Tuna Regions

Tuna is mostly fished in the Atlantic, Indian and Pacific Oceans, and processed in these regions as well as in Europe.

Ever since the first trips to explore tropical tuna fishing waters in the Gulf of Guinea in 1953-1954, the European tuna industry has steadily developed. Eurothon members are now present in three regions: Europe, Africa, and Latin America.

The EU tuna fleet is composed of 30 Spanish and 22 French purse seiner vessels. In the EU, the EU tuna processing industry can answer around 50% of EU demand for canned tuna.


The European Union has set a wide range of rules concerning fisheries. Fishing activities of Eurothon members are highly regulated and controlled according to EU rules for sustainable fishing, laid down in the Common Fisheries Policy (CFP) and related legislation. EU-flagged vessels are required to abide by the EU’s rules in EU waters and beyond EU borders, meaning its standards reach across the globe. (To learn more on EU rules, controls and compliance, please visit our section detailing the measures in place).

There are more than a hundred establishments that process tuna in the EU. The EU tuna processing industry is currently based mainly in four countries – Spain, Italy, France and Portugal.

ACP countries

In addition, many EU companies have invested in processing plants in African countries. European tuna producers that operate in the Central Eastern Atlantic and the Central Western Indian Ocean deliver a large part of their production to canneries located in several ports in African countries belonging to the African Caribbean and Pacific countries which benefits from special trade relations with the European Union to support their development. The same applies to the dozen mixed EU-ACP fishing vessels.
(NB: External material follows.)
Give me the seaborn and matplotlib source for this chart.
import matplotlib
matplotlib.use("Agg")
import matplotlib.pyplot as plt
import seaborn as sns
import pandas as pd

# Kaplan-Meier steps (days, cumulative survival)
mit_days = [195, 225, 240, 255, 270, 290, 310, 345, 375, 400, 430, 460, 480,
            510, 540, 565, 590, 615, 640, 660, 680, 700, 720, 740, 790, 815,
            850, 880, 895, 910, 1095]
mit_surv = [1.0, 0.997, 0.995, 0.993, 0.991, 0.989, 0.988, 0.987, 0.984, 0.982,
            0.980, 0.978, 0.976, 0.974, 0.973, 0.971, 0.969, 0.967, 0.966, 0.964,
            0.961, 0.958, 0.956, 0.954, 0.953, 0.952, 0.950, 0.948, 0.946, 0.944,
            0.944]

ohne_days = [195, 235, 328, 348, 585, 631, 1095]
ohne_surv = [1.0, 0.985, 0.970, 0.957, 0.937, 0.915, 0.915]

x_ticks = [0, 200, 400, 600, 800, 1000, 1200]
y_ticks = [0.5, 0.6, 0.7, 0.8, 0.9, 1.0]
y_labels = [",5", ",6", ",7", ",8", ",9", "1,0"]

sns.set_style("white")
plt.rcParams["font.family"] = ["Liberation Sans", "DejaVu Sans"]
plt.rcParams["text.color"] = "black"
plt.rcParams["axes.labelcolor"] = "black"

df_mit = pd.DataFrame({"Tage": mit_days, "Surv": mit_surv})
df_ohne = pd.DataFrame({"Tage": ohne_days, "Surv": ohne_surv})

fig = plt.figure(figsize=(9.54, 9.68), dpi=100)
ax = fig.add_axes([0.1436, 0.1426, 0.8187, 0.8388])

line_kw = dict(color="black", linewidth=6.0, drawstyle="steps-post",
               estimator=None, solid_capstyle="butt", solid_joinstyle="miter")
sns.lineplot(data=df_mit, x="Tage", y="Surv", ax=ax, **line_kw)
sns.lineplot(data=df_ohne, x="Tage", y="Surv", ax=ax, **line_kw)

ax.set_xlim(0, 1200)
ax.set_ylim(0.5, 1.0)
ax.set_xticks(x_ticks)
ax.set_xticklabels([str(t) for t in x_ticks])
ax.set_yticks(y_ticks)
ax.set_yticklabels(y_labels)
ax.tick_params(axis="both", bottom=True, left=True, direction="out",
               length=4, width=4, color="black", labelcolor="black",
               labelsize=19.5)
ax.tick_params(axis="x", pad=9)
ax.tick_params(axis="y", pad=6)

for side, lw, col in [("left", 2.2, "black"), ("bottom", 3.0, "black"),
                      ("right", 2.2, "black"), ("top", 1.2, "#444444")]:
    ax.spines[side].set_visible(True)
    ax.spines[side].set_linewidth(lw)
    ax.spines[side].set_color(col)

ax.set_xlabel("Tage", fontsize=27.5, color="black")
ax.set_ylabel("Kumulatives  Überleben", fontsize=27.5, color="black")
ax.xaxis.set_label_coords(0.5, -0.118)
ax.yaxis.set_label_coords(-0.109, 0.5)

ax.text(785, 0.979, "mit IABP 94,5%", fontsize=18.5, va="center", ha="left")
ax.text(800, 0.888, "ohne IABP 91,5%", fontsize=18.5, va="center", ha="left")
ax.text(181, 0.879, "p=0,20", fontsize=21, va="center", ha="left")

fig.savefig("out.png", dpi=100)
The main areas of activity are in the Ivory Coast, Ghana, Senegal, Madagascar, the Seychelles, Mauritius and Kenya. In total, there are about 15 processing sites, representing a crucial pillar of local economic development. They provide tens of thousands of jobs locally, usually in combination with community support, while EU obligations for hygiene, safety or labour standards are strictly adhered to. These canned tuna products are mostly exported to the EU market. To support the economic development of ACP countries, many of these canned products benefit from preferential EU import tariffs.
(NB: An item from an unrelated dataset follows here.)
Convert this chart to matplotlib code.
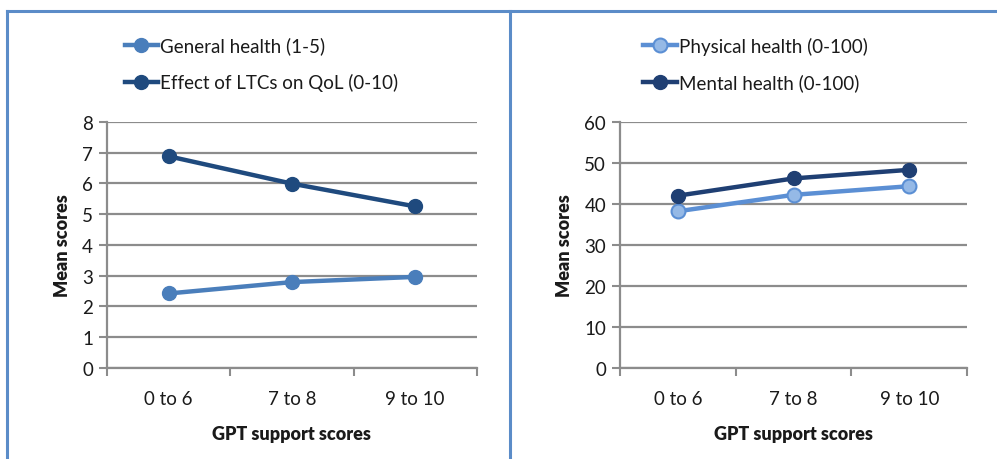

In addition, the EU has concluded many sustainable fisheries partnership agreements with coastal African ACP countries, ensuring that tuna stocks are fished sustainably by EU-flagged boats under strict rules, fishing licenses and against a fair retribution paid by European companies to the partner countries based on the amount of fish caught. To learn more about EU sustainable fisheries partnership agreements with third countries, click here.

Latin America

The EU’s trade system stimulated EU operators to invest in Latin-American tuna fleets and processing plants, near the large Eastern Pacific tuna fishing zones.
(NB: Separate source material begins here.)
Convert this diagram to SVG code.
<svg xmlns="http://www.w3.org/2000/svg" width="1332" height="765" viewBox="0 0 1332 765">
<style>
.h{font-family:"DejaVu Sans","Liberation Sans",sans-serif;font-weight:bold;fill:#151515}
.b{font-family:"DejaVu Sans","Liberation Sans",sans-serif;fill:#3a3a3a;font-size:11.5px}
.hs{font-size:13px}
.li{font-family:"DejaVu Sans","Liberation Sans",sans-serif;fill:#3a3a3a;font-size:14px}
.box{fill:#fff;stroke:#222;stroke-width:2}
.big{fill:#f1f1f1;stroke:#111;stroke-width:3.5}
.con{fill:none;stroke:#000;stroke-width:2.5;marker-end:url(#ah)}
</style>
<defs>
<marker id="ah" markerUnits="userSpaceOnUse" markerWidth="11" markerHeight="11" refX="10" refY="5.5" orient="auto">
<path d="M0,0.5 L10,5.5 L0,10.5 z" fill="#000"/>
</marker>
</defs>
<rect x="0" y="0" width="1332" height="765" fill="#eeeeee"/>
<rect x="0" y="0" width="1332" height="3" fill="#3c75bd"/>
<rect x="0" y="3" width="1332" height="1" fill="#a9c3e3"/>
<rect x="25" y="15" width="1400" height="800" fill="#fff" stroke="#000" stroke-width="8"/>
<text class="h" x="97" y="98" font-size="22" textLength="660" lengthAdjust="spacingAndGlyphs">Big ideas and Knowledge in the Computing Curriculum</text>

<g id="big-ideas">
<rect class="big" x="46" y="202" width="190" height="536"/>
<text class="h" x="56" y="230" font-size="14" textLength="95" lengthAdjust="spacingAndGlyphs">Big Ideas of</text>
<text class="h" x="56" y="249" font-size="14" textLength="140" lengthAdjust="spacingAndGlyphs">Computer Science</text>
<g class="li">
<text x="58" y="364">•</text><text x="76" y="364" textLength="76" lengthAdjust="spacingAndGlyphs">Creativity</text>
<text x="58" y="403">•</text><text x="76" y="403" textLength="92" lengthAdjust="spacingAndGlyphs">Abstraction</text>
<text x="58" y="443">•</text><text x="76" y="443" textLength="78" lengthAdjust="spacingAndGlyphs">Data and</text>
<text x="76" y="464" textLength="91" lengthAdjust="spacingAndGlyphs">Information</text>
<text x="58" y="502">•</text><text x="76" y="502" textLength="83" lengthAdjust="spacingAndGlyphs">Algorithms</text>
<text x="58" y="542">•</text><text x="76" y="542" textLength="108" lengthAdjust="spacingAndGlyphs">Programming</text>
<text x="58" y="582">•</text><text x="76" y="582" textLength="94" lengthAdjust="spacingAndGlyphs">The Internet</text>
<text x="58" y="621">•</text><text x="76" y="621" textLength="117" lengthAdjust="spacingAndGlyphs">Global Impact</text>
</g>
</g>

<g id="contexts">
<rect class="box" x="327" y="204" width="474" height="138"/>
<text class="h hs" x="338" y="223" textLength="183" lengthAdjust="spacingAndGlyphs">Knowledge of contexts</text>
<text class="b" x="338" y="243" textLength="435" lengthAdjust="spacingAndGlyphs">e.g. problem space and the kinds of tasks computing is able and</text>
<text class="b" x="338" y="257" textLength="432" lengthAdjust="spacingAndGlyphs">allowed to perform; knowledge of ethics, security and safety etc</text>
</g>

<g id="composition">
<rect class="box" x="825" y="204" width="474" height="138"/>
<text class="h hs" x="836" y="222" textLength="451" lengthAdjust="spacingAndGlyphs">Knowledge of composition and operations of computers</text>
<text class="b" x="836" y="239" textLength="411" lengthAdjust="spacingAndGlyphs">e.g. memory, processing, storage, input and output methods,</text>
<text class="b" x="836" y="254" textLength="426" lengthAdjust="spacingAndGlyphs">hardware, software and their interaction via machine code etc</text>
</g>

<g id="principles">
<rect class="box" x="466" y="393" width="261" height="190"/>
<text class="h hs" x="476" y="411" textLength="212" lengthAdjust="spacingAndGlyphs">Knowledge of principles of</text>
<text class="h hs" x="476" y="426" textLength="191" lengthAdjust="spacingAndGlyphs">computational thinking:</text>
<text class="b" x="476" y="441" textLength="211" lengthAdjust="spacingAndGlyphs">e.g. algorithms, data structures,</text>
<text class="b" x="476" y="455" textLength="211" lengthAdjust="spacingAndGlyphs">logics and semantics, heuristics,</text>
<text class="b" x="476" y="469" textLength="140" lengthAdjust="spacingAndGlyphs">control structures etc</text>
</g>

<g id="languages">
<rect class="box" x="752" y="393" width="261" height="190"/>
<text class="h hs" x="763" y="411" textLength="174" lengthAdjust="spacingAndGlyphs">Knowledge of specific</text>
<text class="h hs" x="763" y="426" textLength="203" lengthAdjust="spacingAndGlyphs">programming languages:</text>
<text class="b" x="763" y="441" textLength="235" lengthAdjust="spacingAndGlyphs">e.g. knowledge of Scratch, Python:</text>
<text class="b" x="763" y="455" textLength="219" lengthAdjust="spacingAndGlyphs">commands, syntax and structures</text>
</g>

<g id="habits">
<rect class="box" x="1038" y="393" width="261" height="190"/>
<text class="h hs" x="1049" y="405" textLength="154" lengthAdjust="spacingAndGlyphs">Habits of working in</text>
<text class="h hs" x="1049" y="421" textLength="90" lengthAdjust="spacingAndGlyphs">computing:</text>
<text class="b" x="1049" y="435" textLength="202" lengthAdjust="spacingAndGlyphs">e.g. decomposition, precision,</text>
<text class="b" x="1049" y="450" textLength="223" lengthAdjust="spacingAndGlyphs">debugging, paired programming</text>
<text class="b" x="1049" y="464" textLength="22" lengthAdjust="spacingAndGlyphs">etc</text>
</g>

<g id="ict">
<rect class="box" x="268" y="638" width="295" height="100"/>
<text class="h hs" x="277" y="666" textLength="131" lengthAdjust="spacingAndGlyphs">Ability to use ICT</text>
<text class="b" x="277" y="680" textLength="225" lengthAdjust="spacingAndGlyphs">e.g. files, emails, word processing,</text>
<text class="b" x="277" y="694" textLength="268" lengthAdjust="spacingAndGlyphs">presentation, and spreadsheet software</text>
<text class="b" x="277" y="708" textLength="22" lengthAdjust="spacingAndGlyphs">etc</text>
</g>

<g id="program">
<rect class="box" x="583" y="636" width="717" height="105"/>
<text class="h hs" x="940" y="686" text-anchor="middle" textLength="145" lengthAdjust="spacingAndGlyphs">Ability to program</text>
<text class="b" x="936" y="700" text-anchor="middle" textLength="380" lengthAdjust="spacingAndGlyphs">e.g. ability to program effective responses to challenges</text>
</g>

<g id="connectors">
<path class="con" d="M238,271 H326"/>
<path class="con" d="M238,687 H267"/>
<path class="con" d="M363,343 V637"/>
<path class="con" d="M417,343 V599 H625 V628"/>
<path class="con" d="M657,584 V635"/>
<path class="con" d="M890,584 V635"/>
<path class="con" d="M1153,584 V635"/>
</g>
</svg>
The EU tuna industry has made important direct investments in several of those countries. Tuna processing by Eurothon members occurs in more than 30 processing sites, located mainly in Guatemala, El Salvador, Ecuador, and Panama. Due to the importance of the tuna sector for the economy of many Latin American countries, and in order to ensure the stability and continuity of the activity generated under this trade regime, it is vital to maintain and consolidate trade relations with the region.